Furthermore, the distribution and mean values of the dual-polarization radar variables establishing these QPE estimators across R classes and radar wavelengths were determined, and the performance of these four types of estimators (R(Z_h), R(K_dp), R(Z_h,Z_dr), and R(K_dp,Z_dr)) for the three bands (S-, C-, and X-bands) showed differences across the R classes. Generally, for all the R classes, the dual-parameter estimators had better performances in the C-band than the other two bands, and the performance of the R(Z_h,Z_dr) (R(K_dp,Z_dr)) estimator was better compared to the R(K_dp,Z_dr) (R(Z_h,Z_dr)) estimator at lower (higher) R classes for the C-band.

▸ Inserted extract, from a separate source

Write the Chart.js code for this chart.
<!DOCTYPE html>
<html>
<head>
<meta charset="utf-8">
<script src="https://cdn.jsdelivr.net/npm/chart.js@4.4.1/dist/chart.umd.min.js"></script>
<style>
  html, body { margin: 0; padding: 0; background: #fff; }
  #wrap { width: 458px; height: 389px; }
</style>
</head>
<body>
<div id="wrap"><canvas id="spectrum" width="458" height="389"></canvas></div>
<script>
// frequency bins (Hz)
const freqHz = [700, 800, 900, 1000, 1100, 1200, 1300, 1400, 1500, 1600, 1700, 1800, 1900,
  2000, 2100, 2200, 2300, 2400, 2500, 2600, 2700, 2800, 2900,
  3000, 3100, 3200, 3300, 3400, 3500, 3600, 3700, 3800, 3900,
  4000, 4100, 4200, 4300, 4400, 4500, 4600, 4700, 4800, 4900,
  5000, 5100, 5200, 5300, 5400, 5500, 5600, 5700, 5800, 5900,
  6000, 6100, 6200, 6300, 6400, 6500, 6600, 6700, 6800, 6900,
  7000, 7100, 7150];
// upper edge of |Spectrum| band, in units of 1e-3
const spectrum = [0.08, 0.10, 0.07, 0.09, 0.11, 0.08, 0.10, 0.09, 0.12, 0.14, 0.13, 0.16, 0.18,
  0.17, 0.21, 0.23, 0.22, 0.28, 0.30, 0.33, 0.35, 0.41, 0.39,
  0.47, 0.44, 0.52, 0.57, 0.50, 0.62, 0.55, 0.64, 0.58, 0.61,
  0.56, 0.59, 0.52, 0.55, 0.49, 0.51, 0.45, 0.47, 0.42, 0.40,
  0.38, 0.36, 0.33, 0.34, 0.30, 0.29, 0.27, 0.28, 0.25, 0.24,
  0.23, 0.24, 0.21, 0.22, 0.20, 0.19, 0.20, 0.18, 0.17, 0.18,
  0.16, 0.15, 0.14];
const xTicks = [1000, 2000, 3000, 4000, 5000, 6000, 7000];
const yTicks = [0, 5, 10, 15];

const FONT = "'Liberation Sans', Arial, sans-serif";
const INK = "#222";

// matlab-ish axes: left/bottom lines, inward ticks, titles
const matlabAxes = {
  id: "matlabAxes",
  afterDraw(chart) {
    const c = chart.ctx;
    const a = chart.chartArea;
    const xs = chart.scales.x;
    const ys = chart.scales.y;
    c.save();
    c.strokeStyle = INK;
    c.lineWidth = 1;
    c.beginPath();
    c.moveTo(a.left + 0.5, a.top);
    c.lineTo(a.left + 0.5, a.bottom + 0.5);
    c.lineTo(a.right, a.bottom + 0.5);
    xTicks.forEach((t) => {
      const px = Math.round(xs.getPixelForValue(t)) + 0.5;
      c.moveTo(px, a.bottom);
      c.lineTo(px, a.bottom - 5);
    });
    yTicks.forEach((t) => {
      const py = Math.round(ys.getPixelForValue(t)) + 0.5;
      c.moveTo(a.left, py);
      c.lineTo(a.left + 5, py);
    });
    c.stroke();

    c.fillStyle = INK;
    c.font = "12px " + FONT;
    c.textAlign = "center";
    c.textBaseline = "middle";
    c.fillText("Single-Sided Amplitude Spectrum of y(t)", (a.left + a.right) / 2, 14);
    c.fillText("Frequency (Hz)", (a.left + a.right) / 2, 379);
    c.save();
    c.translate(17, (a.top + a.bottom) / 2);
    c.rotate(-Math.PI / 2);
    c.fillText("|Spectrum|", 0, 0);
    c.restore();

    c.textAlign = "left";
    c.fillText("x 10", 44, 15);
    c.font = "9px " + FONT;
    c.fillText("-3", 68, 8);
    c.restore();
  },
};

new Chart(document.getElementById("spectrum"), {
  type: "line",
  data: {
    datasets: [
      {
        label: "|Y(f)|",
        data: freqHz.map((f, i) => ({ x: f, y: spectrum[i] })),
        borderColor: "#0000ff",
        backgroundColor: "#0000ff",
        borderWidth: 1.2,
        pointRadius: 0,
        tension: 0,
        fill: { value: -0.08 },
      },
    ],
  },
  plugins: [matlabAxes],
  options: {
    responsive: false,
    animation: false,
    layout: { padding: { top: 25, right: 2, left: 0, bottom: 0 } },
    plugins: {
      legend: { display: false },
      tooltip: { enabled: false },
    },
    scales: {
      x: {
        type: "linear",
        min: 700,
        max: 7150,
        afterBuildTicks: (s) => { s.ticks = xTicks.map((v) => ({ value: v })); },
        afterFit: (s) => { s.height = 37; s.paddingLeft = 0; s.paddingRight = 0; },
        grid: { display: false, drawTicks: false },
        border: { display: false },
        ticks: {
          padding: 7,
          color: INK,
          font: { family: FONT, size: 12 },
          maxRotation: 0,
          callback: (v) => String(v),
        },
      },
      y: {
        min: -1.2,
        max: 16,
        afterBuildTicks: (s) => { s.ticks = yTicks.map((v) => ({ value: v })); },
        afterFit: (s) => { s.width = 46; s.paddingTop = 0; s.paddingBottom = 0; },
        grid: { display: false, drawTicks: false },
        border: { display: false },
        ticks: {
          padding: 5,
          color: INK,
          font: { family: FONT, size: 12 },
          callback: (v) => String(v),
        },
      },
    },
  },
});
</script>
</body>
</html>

Our conclusion emphasizes that when conducting dual-polarization radar QPE applications, it is necessary to consider both the appropriate radar wavelength and the type of estimator, as well as the impact of R classes on the accuracy of QPE. It should be noted that although this study reported promising findings, they need to be further confirmed using dual-polarization radar observations in the future.